The robots.txt Compliance Problem

A critical issue emerging from the community discussion is that unlike major players such as Google and Facebook, ByteDance's crawlers often don't respect robots.txt directives. This behavior sets them apart from more established crawlers and creates additional challenges for website operators trying to manage their server resources and protect their content.

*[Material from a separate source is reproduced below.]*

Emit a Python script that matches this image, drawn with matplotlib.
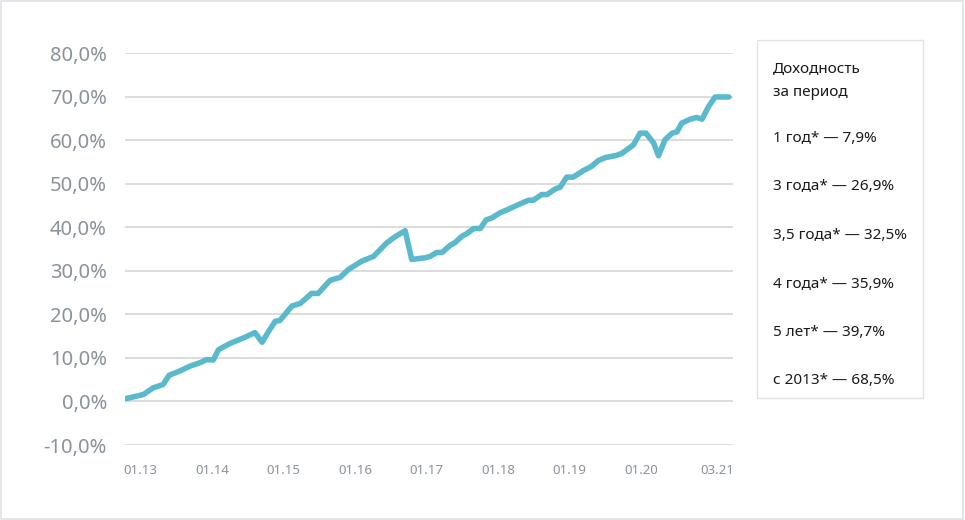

Current Defense Strategies

Website operators are implementing various defensive measures to combat aggressive AI crawlers:

Rate limiting and token buckets by IP/User Agent
Implementation of tarpits that deliberately slow down suspicious requests
Cloudflare WAF (Web Application Firewall) configurations
Forced challenges for suspicious traffic
Verification of crawler authenticity for known search engines

The Detection Challenge

The community has highlighted the complexity of accurately identifying AI crawlers. While user-agent strings were traditionally used for identification, many crawlers now disguise themselves with legitimate-looking user agents. Website operators are increasingly relying on multiple signals beyond user-agent strings to identify and manage crawler traffic, though specific detection methods remain closely guarded to prevent circumvention.

The Broader Impact

These aggressive crawling practices are creating concerns about the future of web crawling for legitimate purposes. As noted by community members, there's growing worry that abusive crawlers might lead to stricter regulations or technical measures that could impact legitimate research and business operations.

Looking Forward

The community consensus suggests that managing AI crawler traffic will require a multi-layered approach, combining traditional rate limiting with more sophisticated detection methods. While commercial solutions like Cloudflare and HAProxy offer some protection, smaller website operators may need to develop their own defensive strategies or risk overwhelming server loads and content scraping.

This situation highlights the growing tension between AI companies' data gathering needs and website operators' rights to control access to their content. As AI training becomes increasingly competitive, we may see more aggressive crawling behavior, making robust defense strategies an essential part of web operations.